RECORDS FOR THE EXERCISE:
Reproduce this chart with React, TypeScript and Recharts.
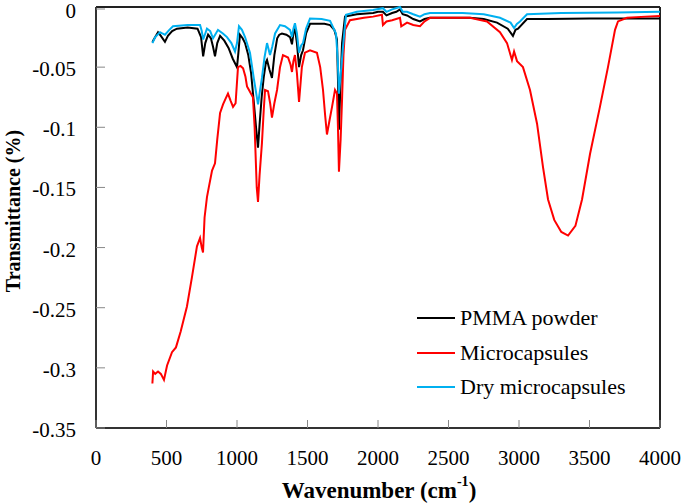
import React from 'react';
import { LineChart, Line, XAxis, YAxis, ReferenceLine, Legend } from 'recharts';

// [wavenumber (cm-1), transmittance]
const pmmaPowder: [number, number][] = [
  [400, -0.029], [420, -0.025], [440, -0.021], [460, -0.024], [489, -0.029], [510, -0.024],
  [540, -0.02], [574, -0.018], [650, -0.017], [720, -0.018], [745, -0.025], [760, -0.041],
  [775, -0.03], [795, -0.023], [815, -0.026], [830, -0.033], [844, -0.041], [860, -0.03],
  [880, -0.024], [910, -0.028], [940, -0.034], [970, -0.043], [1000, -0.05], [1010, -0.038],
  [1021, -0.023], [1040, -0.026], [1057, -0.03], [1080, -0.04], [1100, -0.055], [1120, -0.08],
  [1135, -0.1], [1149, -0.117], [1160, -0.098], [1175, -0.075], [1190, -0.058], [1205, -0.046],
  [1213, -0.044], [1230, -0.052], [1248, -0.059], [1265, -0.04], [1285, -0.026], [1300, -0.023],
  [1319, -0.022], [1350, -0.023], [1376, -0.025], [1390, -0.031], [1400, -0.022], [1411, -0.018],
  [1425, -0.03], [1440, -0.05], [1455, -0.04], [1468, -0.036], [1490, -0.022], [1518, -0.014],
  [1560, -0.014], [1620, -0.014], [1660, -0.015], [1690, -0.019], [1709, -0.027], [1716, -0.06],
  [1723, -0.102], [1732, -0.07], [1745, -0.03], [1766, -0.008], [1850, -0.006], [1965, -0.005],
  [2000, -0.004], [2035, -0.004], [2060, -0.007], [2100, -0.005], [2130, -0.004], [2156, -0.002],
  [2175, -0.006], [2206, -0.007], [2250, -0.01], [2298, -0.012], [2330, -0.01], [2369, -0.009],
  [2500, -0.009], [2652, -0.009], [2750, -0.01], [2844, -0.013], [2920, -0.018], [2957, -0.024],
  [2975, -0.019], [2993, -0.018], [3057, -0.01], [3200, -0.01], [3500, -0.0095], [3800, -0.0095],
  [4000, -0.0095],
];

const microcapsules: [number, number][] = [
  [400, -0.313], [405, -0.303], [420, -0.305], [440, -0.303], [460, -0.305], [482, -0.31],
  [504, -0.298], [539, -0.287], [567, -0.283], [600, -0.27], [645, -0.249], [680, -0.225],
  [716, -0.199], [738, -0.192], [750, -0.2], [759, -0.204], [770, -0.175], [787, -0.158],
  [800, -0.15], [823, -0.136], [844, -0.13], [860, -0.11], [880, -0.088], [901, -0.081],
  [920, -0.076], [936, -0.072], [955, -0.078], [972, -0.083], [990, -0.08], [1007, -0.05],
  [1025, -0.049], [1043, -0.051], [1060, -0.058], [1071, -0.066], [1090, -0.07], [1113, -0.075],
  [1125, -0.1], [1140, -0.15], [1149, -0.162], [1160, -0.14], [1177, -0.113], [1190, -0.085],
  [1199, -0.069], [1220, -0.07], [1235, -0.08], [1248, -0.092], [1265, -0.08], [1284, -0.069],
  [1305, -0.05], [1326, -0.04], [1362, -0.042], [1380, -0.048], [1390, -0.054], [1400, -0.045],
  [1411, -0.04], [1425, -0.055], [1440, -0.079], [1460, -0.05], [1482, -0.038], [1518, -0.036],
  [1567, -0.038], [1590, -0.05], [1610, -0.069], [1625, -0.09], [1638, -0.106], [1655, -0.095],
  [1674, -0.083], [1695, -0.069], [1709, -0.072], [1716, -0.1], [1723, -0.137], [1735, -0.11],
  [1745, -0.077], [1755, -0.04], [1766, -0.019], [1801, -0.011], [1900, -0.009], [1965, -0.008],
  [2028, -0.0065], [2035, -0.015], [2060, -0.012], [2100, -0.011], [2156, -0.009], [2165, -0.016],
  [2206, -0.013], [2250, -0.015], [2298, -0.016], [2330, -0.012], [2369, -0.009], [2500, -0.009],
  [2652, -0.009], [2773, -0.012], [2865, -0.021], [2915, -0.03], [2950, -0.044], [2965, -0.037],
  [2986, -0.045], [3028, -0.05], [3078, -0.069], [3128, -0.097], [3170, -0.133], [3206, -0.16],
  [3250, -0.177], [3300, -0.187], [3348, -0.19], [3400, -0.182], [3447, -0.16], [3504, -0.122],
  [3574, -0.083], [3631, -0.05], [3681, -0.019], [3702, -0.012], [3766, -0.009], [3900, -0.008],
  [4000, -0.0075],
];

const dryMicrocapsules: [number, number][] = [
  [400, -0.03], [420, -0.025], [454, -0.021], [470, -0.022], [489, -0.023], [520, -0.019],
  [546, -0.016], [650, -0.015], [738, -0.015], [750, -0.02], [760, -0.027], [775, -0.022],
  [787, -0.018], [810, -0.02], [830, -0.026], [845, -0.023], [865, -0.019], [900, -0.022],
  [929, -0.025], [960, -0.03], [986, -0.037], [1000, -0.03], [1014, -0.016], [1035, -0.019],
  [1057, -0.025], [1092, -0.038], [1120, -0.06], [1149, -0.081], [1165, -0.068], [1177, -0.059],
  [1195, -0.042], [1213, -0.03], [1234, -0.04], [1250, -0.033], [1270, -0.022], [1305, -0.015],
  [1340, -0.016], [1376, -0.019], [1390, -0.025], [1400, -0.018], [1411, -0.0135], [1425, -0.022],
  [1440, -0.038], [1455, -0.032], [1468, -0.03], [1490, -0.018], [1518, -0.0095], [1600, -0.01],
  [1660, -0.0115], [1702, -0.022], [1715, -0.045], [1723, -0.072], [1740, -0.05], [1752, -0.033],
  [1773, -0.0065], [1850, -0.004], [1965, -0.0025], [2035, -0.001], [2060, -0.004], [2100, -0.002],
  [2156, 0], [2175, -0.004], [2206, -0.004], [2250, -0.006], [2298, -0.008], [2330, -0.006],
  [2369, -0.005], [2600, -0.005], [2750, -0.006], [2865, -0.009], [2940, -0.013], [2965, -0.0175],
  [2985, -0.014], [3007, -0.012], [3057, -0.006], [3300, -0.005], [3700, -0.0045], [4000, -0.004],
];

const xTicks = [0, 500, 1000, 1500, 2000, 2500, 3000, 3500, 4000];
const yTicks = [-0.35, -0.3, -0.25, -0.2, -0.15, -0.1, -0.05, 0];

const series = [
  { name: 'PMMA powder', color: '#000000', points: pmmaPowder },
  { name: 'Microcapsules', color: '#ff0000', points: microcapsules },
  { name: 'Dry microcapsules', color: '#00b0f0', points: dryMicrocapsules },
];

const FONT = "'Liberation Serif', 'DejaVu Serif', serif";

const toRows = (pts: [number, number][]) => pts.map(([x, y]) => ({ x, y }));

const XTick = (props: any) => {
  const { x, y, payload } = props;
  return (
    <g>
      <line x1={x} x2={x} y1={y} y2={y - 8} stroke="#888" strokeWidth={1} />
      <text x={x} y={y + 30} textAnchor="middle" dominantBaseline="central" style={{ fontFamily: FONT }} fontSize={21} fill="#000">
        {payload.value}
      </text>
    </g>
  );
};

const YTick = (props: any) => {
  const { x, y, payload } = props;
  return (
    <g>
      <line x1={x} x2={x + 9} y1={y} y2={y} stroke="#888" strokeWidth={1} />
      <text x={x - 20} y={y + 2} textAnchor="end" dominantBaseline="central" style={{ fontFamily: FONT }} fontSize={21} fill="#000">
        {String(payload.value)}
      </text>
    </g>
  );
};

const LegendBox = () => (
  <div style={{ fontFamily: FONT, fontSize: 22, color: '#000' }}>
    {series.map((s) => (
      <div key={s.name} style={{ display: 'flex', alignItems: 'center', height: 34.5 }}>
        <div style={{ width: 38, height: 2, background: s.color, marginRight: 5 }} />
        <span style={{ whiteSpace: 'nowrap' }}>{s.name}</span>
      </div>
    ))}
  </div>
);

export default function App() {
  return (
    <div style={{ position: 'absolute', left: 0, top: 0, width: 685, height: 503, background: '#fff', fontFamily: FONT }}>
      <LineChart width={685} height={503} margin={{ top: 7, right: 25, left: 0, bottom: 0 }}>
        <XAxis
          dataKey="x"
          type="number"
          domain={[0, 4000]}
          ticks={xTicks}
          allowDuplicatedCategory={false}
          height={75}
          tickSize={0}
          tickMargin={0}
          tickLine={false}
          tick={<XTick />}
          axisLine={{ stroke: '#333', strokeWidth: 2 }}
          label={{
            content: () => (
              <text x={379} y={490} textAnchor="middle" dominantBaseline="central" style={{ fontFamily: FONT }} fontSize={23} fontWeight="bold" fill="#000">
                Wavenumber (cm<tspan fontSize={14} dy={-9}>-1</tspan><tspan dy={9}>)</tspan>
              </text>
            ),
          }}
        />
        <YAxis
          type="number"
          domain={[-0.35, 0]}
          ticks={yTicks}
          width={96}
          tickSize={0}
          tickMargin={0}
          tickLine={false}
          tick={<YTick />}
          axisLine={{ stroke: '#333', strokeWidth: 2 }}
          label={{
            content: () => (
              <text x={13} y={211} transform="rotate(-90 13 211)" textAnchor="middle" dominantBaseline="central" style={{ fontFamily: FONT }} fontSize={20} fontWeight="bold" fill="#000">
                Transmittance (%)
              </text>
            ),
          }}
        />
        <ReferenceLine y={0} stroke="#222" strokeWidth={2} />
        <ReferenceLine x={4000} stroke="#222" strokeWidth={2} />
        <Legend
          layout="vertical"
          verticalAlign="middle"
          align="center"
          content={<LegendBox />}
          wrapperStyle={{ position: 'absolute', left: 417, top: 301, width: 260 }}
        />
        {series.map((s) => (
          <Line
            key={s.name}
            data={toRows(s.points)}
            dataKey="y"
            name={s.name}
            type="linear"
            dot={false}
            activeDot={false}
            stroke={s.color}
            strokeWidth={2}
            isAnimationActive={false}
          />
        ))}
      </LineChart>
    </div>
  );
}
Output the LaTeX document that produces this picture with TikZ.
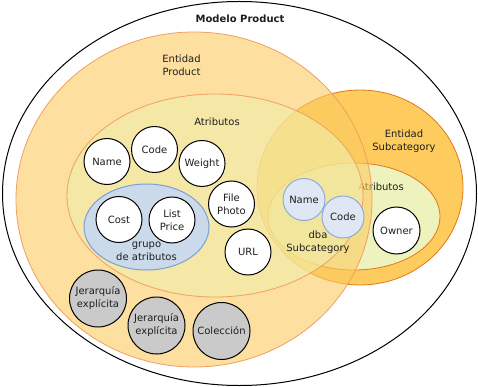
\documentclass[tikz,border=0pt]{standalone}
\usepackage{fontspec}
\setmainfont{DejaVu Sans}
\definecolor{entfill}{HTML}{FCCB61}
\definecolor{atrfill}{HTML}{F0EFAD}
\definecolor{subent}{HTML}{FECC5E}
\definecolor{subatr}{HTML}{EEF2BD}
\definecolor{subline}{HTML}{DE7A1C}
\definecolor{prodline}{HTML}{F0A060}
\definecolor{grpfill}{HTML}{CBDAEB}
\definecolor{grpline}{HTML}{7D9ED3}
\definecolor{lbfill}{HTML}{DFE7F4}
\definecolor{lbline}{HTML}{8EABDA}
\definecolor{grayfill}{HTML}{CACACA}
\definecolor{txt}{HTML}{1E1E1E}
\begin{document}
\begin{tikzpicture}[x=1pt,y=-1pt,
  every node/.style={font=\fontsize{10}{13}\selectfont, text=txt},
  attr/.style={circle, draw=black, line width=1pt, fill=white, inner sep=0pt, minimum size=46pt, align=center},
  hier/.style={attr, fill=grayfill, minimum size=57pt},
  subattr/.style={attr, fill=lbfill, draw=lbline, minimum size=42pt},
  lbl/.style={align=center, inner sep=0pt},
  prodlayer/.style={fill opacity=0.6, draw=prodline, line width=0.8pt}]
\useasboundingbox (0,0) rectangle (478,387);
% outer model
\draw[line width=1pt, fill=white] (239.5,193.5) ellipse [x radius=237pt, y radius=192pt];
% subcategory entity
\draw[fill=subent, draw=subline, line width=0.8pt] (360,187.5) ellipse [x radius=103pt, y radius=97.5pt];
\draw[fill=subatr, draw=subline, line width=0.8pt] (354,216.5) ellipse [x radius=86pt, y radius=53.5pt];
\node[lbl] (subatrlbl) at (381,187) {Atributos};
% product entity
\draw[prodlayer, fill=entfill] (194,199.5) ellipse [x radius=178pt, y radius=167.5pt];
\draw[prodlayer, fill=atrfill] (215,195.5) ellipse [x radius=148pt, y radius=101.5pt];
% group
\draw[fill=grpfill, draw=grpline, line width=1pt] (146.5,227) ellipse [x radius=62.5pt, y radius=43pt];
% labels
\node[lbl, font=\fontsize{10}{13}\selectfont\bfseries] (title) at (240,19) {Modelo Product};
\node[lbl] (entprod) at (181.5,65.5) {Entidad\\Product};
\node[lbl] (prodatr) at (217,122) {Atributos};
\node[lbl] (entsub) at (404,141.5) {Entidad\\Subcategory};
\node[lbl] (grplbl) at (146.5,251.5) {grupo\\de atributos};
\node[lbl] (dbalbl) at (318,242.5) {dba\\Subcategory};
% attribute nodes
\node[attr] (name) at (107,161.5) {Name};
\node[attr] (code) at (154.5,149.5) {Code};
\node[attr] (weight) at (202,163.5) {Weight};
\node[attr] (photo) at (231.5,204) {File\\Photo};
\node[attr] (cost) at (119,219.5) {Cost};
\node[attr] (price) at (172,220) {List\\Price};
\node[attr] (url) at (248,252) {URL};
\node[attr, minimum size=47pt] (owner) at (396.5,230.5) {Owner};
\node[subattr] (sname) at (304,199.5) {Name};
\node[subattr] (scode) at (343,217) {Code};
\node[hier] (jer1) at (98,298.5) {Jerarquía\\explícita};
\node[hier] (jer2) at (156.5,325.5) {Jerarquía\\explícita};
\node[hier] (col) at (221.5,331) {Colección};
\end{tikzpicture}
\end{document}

GIVEN INSTRUCTION:
Copy nothing but the lines from the top of the data down to the line containing "YAxis, ReferenceLine, Legend", and leave the pictures out.

OUTPUT:
Reproduce this chart with React, TypeScript and Recharts.
import React from 'react';
import { LineChart, Line, XAxis, YAxis, ReferenceLine, Legend } from 'recharts';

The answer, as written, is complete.